Appena più in basso è riportato il grafico delle variazioni. Scorrendo ulteriormente la pagina si evidenziano i riquadri dell’interesse regionale (nazione o città) e dei termini correlati (distinti in “più cercati” e “in crescita”). I dati possono essere incorporati come iframe in una pagina Internet esterna grazie all’apposito pulsante.

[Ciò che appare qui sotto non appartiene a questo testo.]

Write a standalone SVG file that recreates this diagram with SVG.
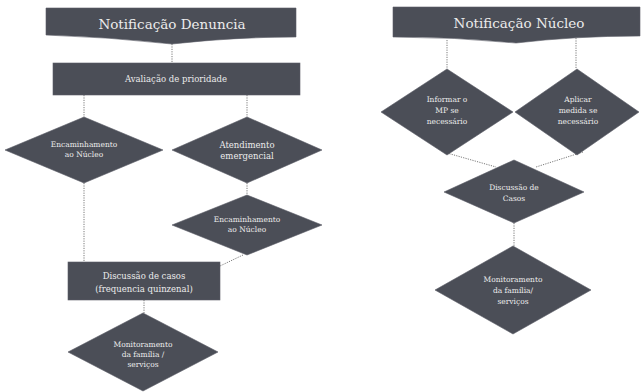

Un menù completamente rivisto.

Sulla sinistra, in linea con la struttura estetica e funzionale di tutti gli altri servizi Google, campeggia il nuovo menu. Diverse le voci:

  1. Esplora le tendenze – Cliccando sulla voce si viene portati alla “home” di Google Trends, resettando i termini di ricerca utilizzati in precedenza.
  2. Ricerche più frequenti – L’opzione fornisce gli esiti del cosiddetto “Hot Search”, ovvero l’indice delle key più praticate nelle ultime ore. Per il momento il servizio è limitato a Stati Uniti, India, Giappone e Singapore.
  3. Termini di ricerca – È possibile prendere in esame fino a cinque diverse parole chiave, i cui risultati sul grafico vengono rappresentati da linee di differente colore.
  4. Altri confronti– L’opzione consente di scegliere tra
    1. termini di ricerca
    2. località
    3. intervalli di tempo.
  5. Limita a – L’ultimo menu consente di circoscrivere l’analisi secondo 4 differenti criteri:
    1. Google ricerca Web / Immagini / News / Product Search
    2. Tutto il mondo / per nazione
    3. Data
    4. Categorie (ad esempio community, arti, Internet, acquisti, etc.).

Ad un primo esame Google Trends appare profondamente trasformato, limitatamente però alla logica d’interazione. Tutto sommato a me piace così, ma mi riservo di esprimere un giudizio definitivo su interfaccia e funzionalità dopo alcuni giorni di utilizzo.